# Artin's theorem on alternative rings

This article gives a proof/explanation of the equivalence of multiple definitions for the term alternative ring
View a complete list of pages giving proofs of equivalence of definitions

## Statement

The following are equivalent for a non-associative ring $R$ (i.e., a not necessarily associative ring $R$):

• $R$ is an alternative ring, i.e., it is an Alternative magma (?) under its multiplication operation.
• $R$ is a diassociative ring, i.e., the subring generated by any two elements is associative.
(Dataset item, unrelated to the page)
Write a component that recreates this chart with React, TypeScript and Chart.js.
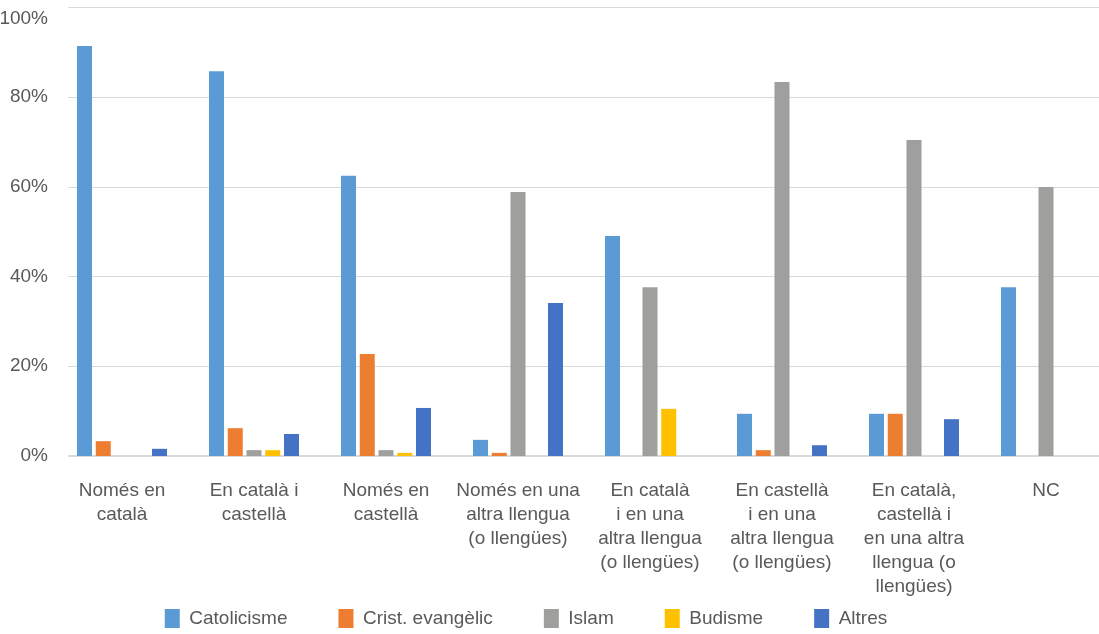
import React, { useEffect, useRef } from 'react';
import { Chart, registerables } from 'chart.js';

Chart.register(...registerables);

// ---- data ----
const categories: string[][] = [
  ['Només en', 'català'],
  ['En català i', 'castellà'],
  ['Només en', 'castellà'],
  ['Només en una', 'altra llengua', '(o llengües)'],
  ['En català', 'i en una', 'altra llengua', '(o llengües)'],
  ['En castellà', 'i en una', 'altra llengua', '(o llengües)'],
  ['En català,', 'castellà i', 'en una altra', 'llengua (o', 'llengües)'],
  ['NC'],
];
const seriesNames = ['Catolicisme', 'Crist. evangèlic', 'Islam', 'Budisme', 'Altres'];
const catolicisme = [91.3, 85.7, 62.4, 3.6, 49.0, 9.4, 9.4, 37.6];
const cristEvangelic = [3.3, 6.2, 22.7, 0.7, 0, 1.3, 9.4, 0];
const islam = [0, 1.3, 1.3, 58.8, 37.6, 83.3, 70.4, 59.9];
const budisme = [0, 1.3, 0.7, 0, 10.5, 0, 0, 0];
const altres = [1.6, 4.9, 10.7, 34.1, 0, 2.4, 8.2, 0];
const yTickValues = [0, 20, 40, 60, 80, 100];

const seriesValues = [catolicisme, cristEvangelic, islam, budisme, altres];
const seriesColors = ['#5B9BD5', '#ED7D31', '#9F9F9D', '#FFC000', '#4472C4'];

// ---- layout constants ----
const CANVAS_W = 1182;
const CANVAS_H = 678;
const OFFSET_X = -70; // canvas position on page
const GRID_LEFT_PAGE = 68;
const LEGEND_SHIFT = -40;
const TEXT = '#595959';
const FONT = "'Liberation Sans', Arial, Helvetica, sans-serif";

const gridPlugin = {
  id: 'customGrid',
  afterLayout(chart: any) {
    if (chart.legend) {
      chart.legend.top += LEGEND_SHIFT;
      chart.legend.bottom += LEGEND_SHIFT;
    }
  },
  beforeDatasetsDraw(chart: any) {
    const y = chart.scales.y;
    const ctx = chart.ctx;
    const x0 = GRID_LEFT_PAGE - OFFSET_X;
    const x1 = chart.width;
    ctx.save();
    ctx.strokeStyle = '#D9D9D9';
    y.ticks.forEach((t: any) => {
      const py = Math.round(y.getPixelForValue(t.value));
      ctx.beginPath();
      if (t.value === 0) {
        ctx.lineWidth = 2;
        ctx.moveTo(x0, py);
        ctx.lineTo(x1, py);
      } else {
        ctx.lineWidth = 1;
        ctx.moveTo(x0, py + 0.5);
        ctx.lineTo(x1, py + 0.5);
      }
      ctx.stroke();
    });
    ctx.restore();
  },
};

export default function App() {
  const ref = useRef<HTMLCanvasElement | null>(null);

  useEffect(() => {
    if (!ref.current) return;
    const chart = new Chart(ref.current, {
      type: 'bar',
      data: {
        labels: categories as any,
        datasets: seriesNames.map((name, i) => ({
          label: name,
          data: seriesValues[i],
          backgroundColor: seriesColors[i],
          borderWidth: 0,
          categoryPercentage: 0.71,
          barPercentage: 0.8,
        })),
      },
      options: {
        animation: false,
        responsive: false,
        devicePixelRatio: 1,
        events: [],
        layout: { padding: { top: 7, left: 10, right: 0, bottom: 0 } },
        font: { family: FONT },
        plugins: {
          tooltip: { enabled: false },
          legend: {
            position: 'bottom',
            align: 'center',
            labels: {
              boxWidth: 15,
              boxHeight: 19,
              padding: 51,
              color: TEXT,
              font: { family: FONT, size: 19 },
            },
          },
        },
        scales: {
          x: {
            offset: true,
            grid: { display: false },
            border: { display: false },
            ticks: {
              autoSkip: false,
              maxRotation: 0,
              minRotation: 0,
              padding: 15,
              color: TEXT,
              font: { family: FONT, size: 19, lineHeight: 1.263 },
            },
            afterFit: (s: any) => {
              s.height = 142;
              s.paddingLeft = 0;
              s.paddingRight = 0;
            },
          },
          y: {
            min: 0,
            max: 100,
            grid: { display: false },
            border: { display: false },
            afterBuildTicks: (s: any) => {
              s.ticks = yTickValues.map((v) => ({ value: v }));
            },
            ticks: {
              padding: 0,
              color: TEXT,
              font: { family: FONT, size: 19, lineHeight: 1.2 },
              callback: (v: any) => (v === 100 ? ['', v + '%'] : v + '%'),
            },
            afterFit: (s: any) => {
              s.width = 116;
              s.paddingTop = 0;
              s.paddingBottom = 0;
            },
          },
        },
      },
      plugins: [gridPlugin],
    });
    return () => chart.destroy();
  }, []);

  return (
    <div
      style={{
        position: 'fixed',
        left: 0,
        top: 0,
        width: 1099,
        height: 634,
        overflow: 'hidden',
        background: '#fff',
      }}
    >
      <canvas
        ref={ref}
        width={CANVAS_W}
        height={CANVAS_H}
        style={{ position: 'absolute', left: OFFSET_X, top: 0, width: CANVAS_W, height: CANVAS_H }}
      />
    </div>
  );
}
Equivalently, $R$ is a Diassociative magma (?) under the multiplication operation.

## Facts used

1. Artin's generalized theorem on alternative rings: This says that if $x,y,z$ are (possibly equal, possibly distinct) elements of an alternative ring such that $a(x,y,z) = 0$ where $a$ denotes the associator, then the subring generated by $x,y,z$ is associative.

## Proof

Given: An alternative ring $R$. Elements $x,y \in R$ (possibly equal, possibly distinct)

To prove: The subring of $R$ generated by $x$ and $y$ is associative

Proof: Set $z = y$ and use Fact (1), along with the observation that, because $R$ is alternative, we must have $a(x,y,y) = 0$.